But before the parade begins, it seems like talk radio this morning is already taking a huge piss on them with this “dynasty” talk. Are they a dynasty? Well how can they not be? They won 3 World Series titles within 5 years. That is unheard of. I would like think they are now a dynasty, right?
So how can people quickly dismiss this? Well, the fact is, they weren’t the best team in baseball this year. They weren’t even the best team in their own division. They were 6 games out of 1st place to end the season. They weren’t by any means a dominating team this year. Buster Posey had a very good year. Hunter Pence had another Hunter Pence kinda year. But aside those two, you could say this team battled a lot of injuries (Belt, Cain, Morse) and some very underwhelming performances. If you could define the 2014 Giants, you would have to say this was all about Madison Bumgarner. He single-handedly carried this team to the playoffs and then to the World Series and then to their 3rd championship. The bullpen certainly deserves some credit too because when Bumgarner wasn’t pitching, the team relied heavily on Machi, Romo, Petit and Affeldt.

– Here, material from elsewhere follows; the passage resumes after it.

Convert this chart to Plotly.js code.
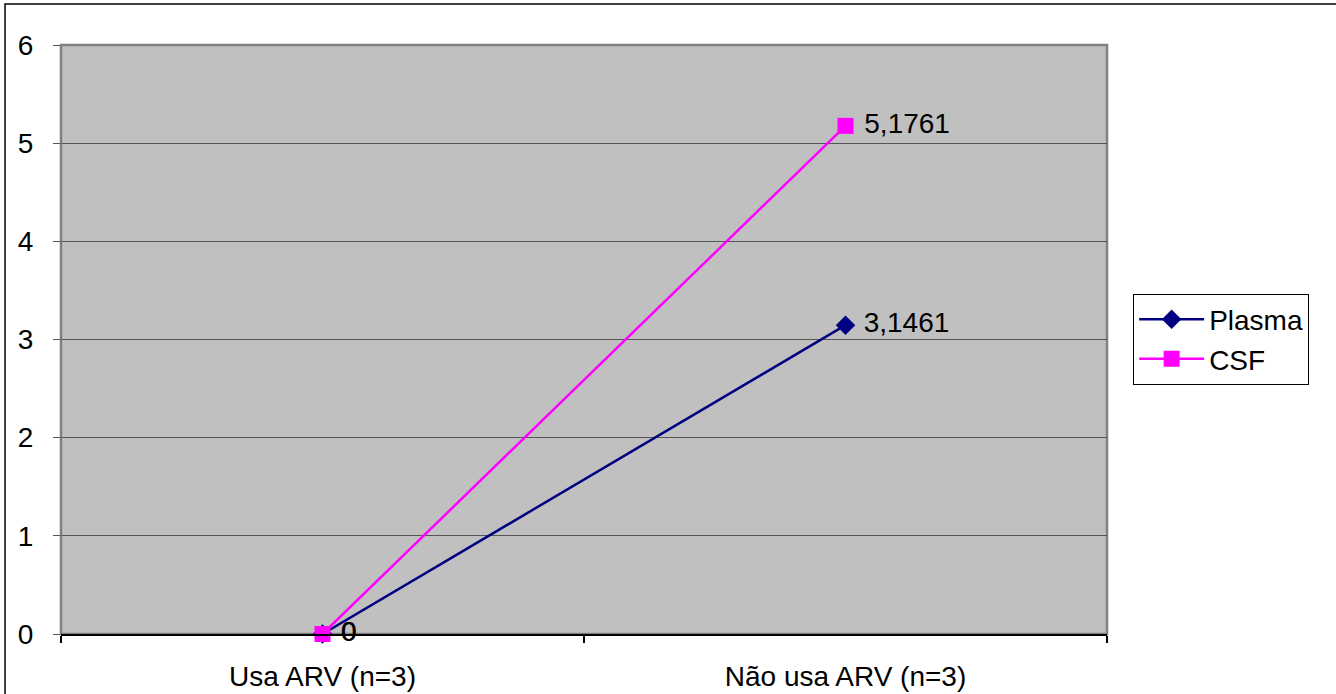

All of this is part reason why a lot of people many people dismiss them as being a “dynasty” team. In all fairness, apart of me understands that. The Giants were not a dominating team, full of dominating players. They had piece players and got hot at the right time and found a way to win. If Bumgarner didn’t set the record with 48 2/3 IP, then I think we all can agree none of this would have happened.
In recent years, there has been several dynasties but let’s take a look at two in particular. The San Francisco Giants won 3 championships in 5 years. Within those 3 seasons they won a total of 274 times.
From 1988-1990, the Oakland A’s won just 1 championship, yet they appeared in 3 consecutive World Series. In those 3 seasons they won a total of 306 times. Where is this going? Well, they were a bona-fide dynasty team because they appeared 3 consecutive years in the World Series. They weren’t just the best team in their division, they were the best team in the American League. They were the best team in all of baseball for that matter. The difference between the A’s dynasty years and the Giants are 30 more wins. The A’s featured some of the greatest players of our era; Rickey Henderson, Mark McGwire, Dennis Eckersley and considering all things, even Jose Canseco. They were pure dominance from start to finish and that is why despite just 1 ring within those 3 years, they are considered a dynasty.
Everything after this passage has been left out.